Jawa Timur, Kalimantan Selatan, Lampung, Nusa Tenggara Barat hingga Sulawesi Selatan juga harganya masih di bawah HPP. Rata-ratanya di Rp5.300 sampai Rp6.400 per kg.
Ketua Umum Kontak Tani Nelayan Andalan (KTNA) Yadi Sofyan Noor mengungkapkan bahwa Bulog belum menjalankan fungsinya sebagai stabilisator. Padahal petani sudah mulai panen saat ini.
"Untuk padi petani itu jual gabah bukan beras. Mestinya pada saat panen yang ada sekarang Bulog sudah aktif menjaga HPP Gabah Kering Panen (GKP). Tapi kami melihatnya Bulog belum bekerja seperti Arah dan keinginan Menko Pangan dan Presiden," ujarnya kepada Okezone.com beberapa waktu lalu.
Dia mencontohkan kejadian di Sumatera Selatan.

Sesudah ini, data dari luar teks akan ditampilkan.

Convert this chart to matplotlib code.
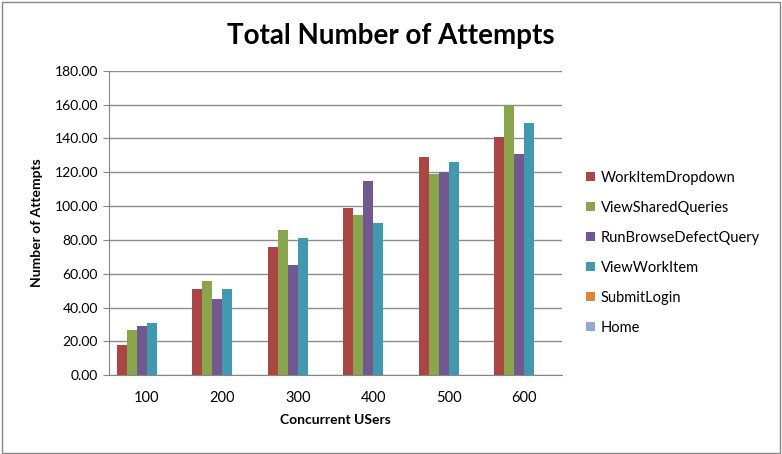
import numpy as np
import matplotlib
matplotlib.use("Agg")
import matplotlib.pyplot as plt
from matplotlib.patches import Rectangle

plt.rcParams['font.family'] = ['Lato', 'DejaVu Sans']

users = ["100", "200", "300", "400", "500", "600"]
series = ["WorkItemDropdown", "ViewSharedQueries", "RunBrowseDefectQuery",
          "ViewWorkItem", "SubmitLogin", "Home"]
work_item_dropdown = [18, 51, 76, 99, 129, 141]
view_shared_queries = [27, 56, 86, 95, 119, 159]
run_browse_defect = [29, 45, 65, 115, 120, 131]
view_work_item = [31, 51, 81, 90, 126, 149]
submit_login = [0, 0, 0, 0, 0, 0]
home = [0, 0, 0, 0, 0, 0]
colors = ["#AA4643", "#89A54E", "#71588F", "#4198AF", "#DB843D", "#93A9CF"]

values = [work_item_dropdown, view_shared_queries, run_browse_defect,
          view_work_item, submit_login, home]

fig = plt.figure(figsize=(7.82, 4.54), dpi=100)
ax = fig.add_axes([0.1394, 0.1733, 0.5793, 0.6710])

x = np.arange(len(users))
w = 1 / 7.55
for i, (name, vals) in enumerate(zip(series, values)):
    ax.bar(x + (i - 2.5) * w, vals, w, color=colors[i], label=name, zorder=3)

ax.set_xlim(-0.5, len(users) - 0.5)
ax.set_ylim(0, 180)
ax.set_yticks(np.arange(0, 181, 20))
ax.set_yticklabels(["%.2f" % v for v in np.arange(0, 181, 20)], fontsize=10)
ax.set_xticks(x)
ax.set_xticklabels(users, fontsize=10.5)
ax.tick_params(axis='x', length=0, pad=11)
ax.tick_params(axis='y', length=4, color="#868686", pad=4)
ax.grid(axis='y', color="#8C8C8C", linewidth=1, zorder=0)
for s in ["top", "right"]:
    ax.spines[s].set_visible(False)
ax.spines["left"].set_color("#868686")
ax.spines["bottom"].set_color("#868686")

ax.set_xlabel("Concurrent USers", fontsize=10, fontweight="bold", labelpad=7)
ax.set_ylabel("Number of Attempts", fontsize=10, fontweight="bold", labelpad=8)
fig.text(0.5, 0.92, "Total Number of Attempts", fontsize=20, fontweight="bold",
         ha="center", va="center")

fig.legend(loc="center left", bbox_to_anchor=(0.733, 0.443), frameon=False,
           fontsize=10.5, handlelength=0.6, handleheight=0.6, labelspacing=1.1,
           handletextpad=0.4)

fig.patches.append(Rectangle((0.002, 0.003), 0.995, 0.993, transform=fig.transFigure,
                             fill=False, edgecolor="#868686", linewidth=1))

fig.savefig("out.png", dpi=100)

Saat panen tiba GKP yang dihargai Rp5.500 dari seharusnya Rp6.500 atau sesuai HPP yang baru diterapkan 15 Januari 2025.
“Ada juga di daerah lain Bulog malah nyerap beras bukan gabah,” ujarnya.
Dirinya tentu mengetahui ada kriteria gabah yang bisa dihargai HPP Rp6.500. Di mana, gabah dan beras yang dibeli sesuai HPP Rp6.500, adalah Gabah Kering Panen di tingkat petani dengan Kualitas kadar air maksimal 25% dan kadar hampa maksimal 10%.
“Rafaksi itu nanti dijadikan dasar dan alasan untuk beli di bawah HPP. Itu yang dimanfaatkan untuk tengkulak dan penggilingan padi. Kalau GKP itu di lapangan sudah umum kadar udara 25% dan kotoran gabah sekitar 5%,” ujarnya.
Kementerian Pertanian (Kementan) mengungkapkan bahwa 70% harga gabah di lapangan masih dibeli di bawah Harga Pembelian Pemerintah (HPP) sebesar Rp 6.500 per kilogram. Rendahnya serapan Bulog sesuai HPP sangat memprihatikan karena dapat mengancam kelangsungan swasembada pangan nasional.
“Ini sangat tidak baik bagi petani kita. Kita sudah memberikan subsidi Rp144 triliun, kita sudah memaksa petani menanam. Tapi setelah mereka produksi dan surplus, kita malah memperbaiki mereka,” ujar Menteri Pertanian Andi Amran Sulaiman.